Home >> News Media >> Blog >> EBRD says NO to Vlora hydrocarbons terminal

EBRD says NO to Vlora hydrocarbons terminal


a

The project, being promoted by Italian company La Petrolífera Italo Rumena and originally seeking a EUR 15 million loan from the EBRD, has been the object of fierce local protests, with locals asking for - and being denied - a referendum on its implementation.

Daniel Berg, the EBRD's head of office in Tirana, offered one explanation for the bank's pull-out from the project to the national newspaper Shekulli: “For us, the financial terms requested for this investment were not acceptable. This project has been undergoing a great public debate and I think it is very important that the community gives its own opinion on these investments.”

A due diligence process to determine whether or not the EBRD would finance the terminal had been set in motion, involving consultations on the project's environmental impact assessment (EIA) process. Public comments and the quality review of the EIA revealed that the study lacks monitoring and management plans, it does not offer solutions to oil spills and hazardous wastes removal and underestimates the impacts on protected areas. Additionally, the original EIA lacked any mention of resettlement and land compensation issues associated with the terminal, as several families were displaced as a result of project construction.

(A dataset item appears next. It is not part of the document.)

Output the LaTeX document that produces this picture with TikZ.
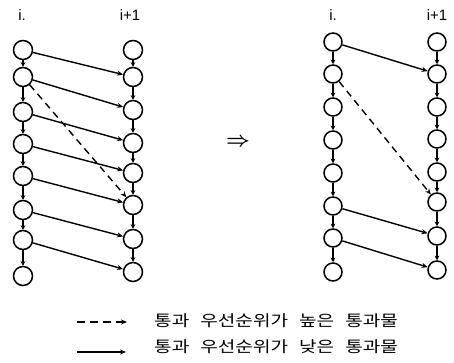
\documentclass[tikz,border=0pt]{standalone}
\usepackage{fontspec}
\newfontfamily\kofont{Noto Sans CJK KR}
\newfontfamily\lblfont{Liberation Sans}
\newcommand\kowordsp{\spaceskip=9pt\relax}
\usetikzlibrary{arrows.meta}
\tikzset{
  cnode/.style={circle,draw,line width=1.5pt,minimum size=19pt,inner sep=0pt},
  cnodeb/.style={circle,draw,line width=1.5pt,minimum size=18pt,inner sep=0pt},
  flow/.style={line width=1.4pt,-{Stealth[length=6pt,width=5pt]}},
  vflow/.style={line width=1.4pt,-{Stealth[length=4.5pt,width=4.5pt]}},
  hflow/.style={flow,dash pattern=on 7pt off 5pt},
  lbl/.style={font=\lblfont\fontsize{15}{17}\selectfont,inner sep=0pt},
  legtxt/.style={font=\kofont\fontsize{15.5}{17}\selectfont,inner sep=0pt,anchor=west,xscale=1.23,transform shape}
}
\begin{document}
\begin{tikzpicture}[x=1pt,y=-1pt]
\useasboundingbox (0,0) rectangle (454,362);
% left diagram
\node[lbl] (la) at (22,15) {i.};
\node[lbl] (lb) at (130,15) {i+1};
\foreach \k/\y in {1/50,2/77,3/112,4/144,5/176,6/210,7/240,8/276}
  \node[cnode] (L\k) at (23,\y) {};
\foreach \k/\y in {1/50,2/77,3/110,4/143,5/173,6/205,7/239,8/272}
  \node[cnode] (R\k) at (133,\y) {};
\foreach \a/\b in {1/2,2/3,3/4,4/5,5/6,6/7,7/8} {
  \draw[vflow] (L\a) -- (L\b);
  \draw[vflow] (R\a) -- (R\b);
  \draw[flow] (L\a) -- (R\b);
}
\draw[hflow] (L2) -- (R6);
% arrow between
\node[font=\fontsize{22}{24}\selectfont\mathversion{bold},inner sep=0pt] (imp) at (238,142) {$\Rightarrow$};
% right diagram
\node[lbl] (ra) at (333,15) {i.};
\node[lbl] (rb) at (437,15) {i+1};
\foreach \k/\y in {1/42,2/74,3/107,4/140,5/173,6/206,7/238,8/272}
  \node[cnodeb] (P\k) at (333,\y) {};
\foreach \k/\y in {1/42,2/74,3/107,4/139,5/172,6/202,7/236,8/270}
  \node[cnodeb] (Q\k) at (437,\y) {};
\foreach \a/\b in {1/2,2/3,3/4,4/5,5/6,6/7,7/8} {
  \draw[vflow] (P\a) -- (P\b);
  \draw[vflow] (Q\a) -- (Q\b);
}
\draw[flow] (P1) -- (Q2);
\draw[hflow] (P2) -- (Q6);
\draw[flow] (P6) -- (Q7);
\draw[flow] (P7) -- (Q8);
% legend
\coordinate (d1) at (77,322);
\coordinate (d2) at (127,322);
\coordinate (s1) at (77,352);
\coordinate (s2) at (126,352);
\draw[hflow,dash pattern=on 8pt off 5pt] (d1) -- (d2);
\draw[flow] (s1) -- (s2);
\node[legtxt] (t1) at (154,321) {\kowordsp 통과 우선순위가 높은 통과물};
\node[legtxt] (t2) at (154,347) {\kowordsp 통과 우선순위가 낮은 통과물};
\end{tikzpicture}
\end{document}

Although the EBRD's decision has certainly jolted the project, La Petrolífera Italo Rumena can still ask for financial support from other sources. In May 2004 the company received a project concession for the price of one euro to build and operate the EUR 50 million terminal on public, ocean-front property, which would become exclusively Italian after a 30-year period.

Lavdosh Ferruni, secretary of the Civic Alliance for Protection of Vlora Bay, commented: “This is an important decision for all Albanians. Even if the investor continues to seek other financial sources, decision-makers in Albania have received a good lesson and must realise that they are proceeding in the wrong way.”

Albanian NGO EDEN and Bankwatch join with local campaigners in hoping hope that this landmark decision will lead to other decisions that respect the development of a sustainable environment in Vlora and elsewhere in Albania - the kind of development that people in Vlora have shown they care deeply about.